Where was the playing of the Tunisian anthem at the start of the season following the murder of scores of British tourists on a beach in Sousse in June?

Terror attacks in Ankara recently passed by without so much as a minute’s silence and there has been little mention this week of similar atrocities in Beirut and Nigeria.

England and France sign the national anthems prior to the international friendly match at Wembley Stadium
England and France sign the national anthems prior to the international friendly match at Wembley Stadium

Football, it seems, is now allowing itself to become stage managed as a theatre for tributes or utterly pointless statements.

When Wayne Rooney spoke of football standing strong and together earlier this week in the wake of the Paris attacks, what on earth did the England captain mean?

How is football standing strong?
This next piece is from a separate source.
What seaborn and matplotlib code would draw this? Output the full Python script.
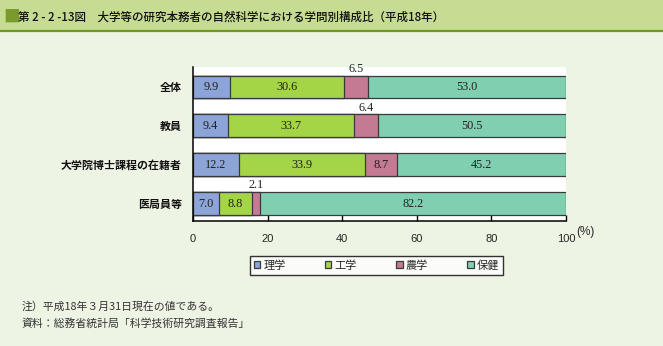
import matplotlib
matplotlib.use("Agg")
import matplotlib.pyplot as plt
from matplotlib.patches import Rectangle
from matplotlib.lines import Line2D
import numpy as np
import pandas as pd
import seaborn as sns

# 学問別構成比（％）
groups = ["全体", "教員", "大学院博士課程の在籍者", "医局員等"]
series_names = ["理学", "工学", "農学", "保健"]
rigaku = [9.9, 9.4, 12.2, 7.0]
kogaku = [30.6, 33.7, 33.9, 8.8]
nogaku = [6.5, 6.4, 8.7, 2.1]
hoken = [53.0, 50.5, 45.2, 82.2]
x_ticks = [0, 20, 40, 60, 80, 100]

colors = ["#8CA4D8", "#A3D546", "#C57A93", "#80CFB1"]

sns.set_theme(style="white")
plt.rcParams["font.family"] = ["Noto Sans CJK JP", "DejaVu Sans"]

W, H = 663, 346
fig = plt.figure(figsize=(W / 100, H / 100), dpi=100)
fig.patch.set_facecolor("#EEF4E4")

# タイトル帯
fig.patches.append(Rectangle((0, 1 - 30 / H), 1, 30 / H, transform=fig.transFigure,
                             facecolor="#C6DC92", edgecolor="none", zorder=0))
fig.lines.append(Line2D([0, 1], [1 - 30.5 / H] * 2, transform=fig.transFigure,
                        color="#6E9A1E", linewidth=1.6))
fig.text(3 / W, 1 - 17 / H, "■", color="#7A9A2E", fontsize=12, va="center", ha="left")
fig.text(18 / W, 1 - 17 / H,
         "第 2 - 2 -13図　大学等の研究本務者の自然科学における学問別構成比（平成18年）",
         fontsize=8.3, va="center", ha="left", color="#111111", fontweight="medium")

left, right, top, bottom = 193, 566, 67, 221
ax = fig.add_axes([left / W, 1 - bottom / H, (right - left) / W, (bottom - top) / H])
ax.set_facecolor("white")

values = np.array([rigaku, kogaku, nogaku, hoken])
cum = values.cumsum(axis=0)
starts = cum - values

df = pd.DataFrame({"group": groups})
bar_w = 0.59
# 累積値を大きい方から重ねて積み上げ棒を描く
for i in reversed(range(len(series_names))):
    df["end"] = cum[i]
    sns.barplot(data=df, x="end", y="group", order=groups, color=colors[i],
                label=series_names[i], width=bar_w, edgecolor="#3a3a3a",
                linewidth=0.9, errorbar=None, saturation=1, ax=ax, orient="h")

num_font = dict(family="Liberation Serif", fontsize=8.8, color="#222222")
for i in range(len(series_names)):
    for j in range(len(groups)):
        v = values[i, j]
        xc = starts[i, j] + v / 2
        if v < 7.0:
            ax.text(xc, j - bar_w / 2 - 0.17, f"{v:.1f}", ha="center", va="center", **num_font)
        else:
            ax.text(xc, j, f"{v:.1f}", ha="center", va="center", **num_font)

ax.set_xlim(0, 100)
ax.set_ylim(3.45, -0.515)
ax.set_xticks(x_ticks)
ax.set_xticklabels([str(t) for t in x_ticks], family="Liberation Sans", fontsize=8)
ax.tick_params(axis="x", direction="in", length=4, width=1, color="black", pad=9,
               bottom=True)
ax.tick_params(axis="y", length=0, pad=8)
for lab in ax.get_yticklabels():
    lab.set_fontweight("bold")
    lab.set_fontsize(7.9)
    lab.set_color("#111111")
ax.set_xlabel("")
ax.set_ylabel("")
for s in ["top", "right"]:
    ax.spines[s].set_visible(False)
for s in ["left", "bottom"]:
    ax.spines[s].set_color("black")
    ax.spines[s].set_linewidth(1.1)

fig.text(585 / W, 1 - 232 / H, "(%)", family="Liberation Sans", fontsize=8.5,
         ha="center", va="center")

handles, labels = ax.get_legend_handles_labels()
order = [labels.index(n) for n in series_names]
if ax.get_legend() is not None:
    ax.get_legend().remove()
leg = fig.legend([handles[k] for k in order], [labels[k] for k in order],
                 loc="center", bbox_to_anchor=(376.5 / W, 1 - 265.5 / H), ncol=4,
                 frameon=True, fancybox=False, fontsize=8, handlelength=0.6,
                 handleheight=0.6, handletextpad=0.3, columnspacing=3.5,
                 borderpad=0.35, borderaxespad=0)
leg.get_frame().set_edgecolor("black")
leg.get_frame().set_linewidth(1.0)
leg.get_frame().set_facecolor("white")

note_kw = dict(fontsize=7.8, color="#333333", ha="left", va="center")
fig.text(22 / W, 1 - 306 / H, "注）平成18年３月31日現在の値である。", **note_kw)
fig.text(22 / W, 1 - 324 / H, "資料：総務省統計局「科学技術研究調査報告」", **note_kw)

fig.savefig("out.png", dpi=100, facecolor=fig.get_facecolor())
By playing national anthems and urging supporters to join in?

The singing of La Marseillaise at Wembley was a memorable moment, but imagine how much more touching and meaningful it could have been had it been a spontaneous gesture by 80,000 supporters rather than a pre-planned event?

But the supporters inside the stadium had that opportunity taken away because, by the time the game arrived, singing along to it was what was expected of them.

And so it goes with the playing of La Marseillaise on Saturday.

Imagine instead, a crowd of supporters spontaneously chanting the tune to La Marseillaise during a lull in the game?

But by imposing the tribute, the Premier League has turned it into something rivalling the new John Lewis Christmas commercial as a coffee shop talking point rather than something truly meaningful.

And the obvious question to follow is what happens the next time there is a terrorist outrage?

Should we expect the national anthem to be played before Premier League games or is this just a one-off for some, as yet, undefined reason?

Just let football be football and allow supporters and players to make their own statements, however great or small, rather than laying them out like hymn-sheets.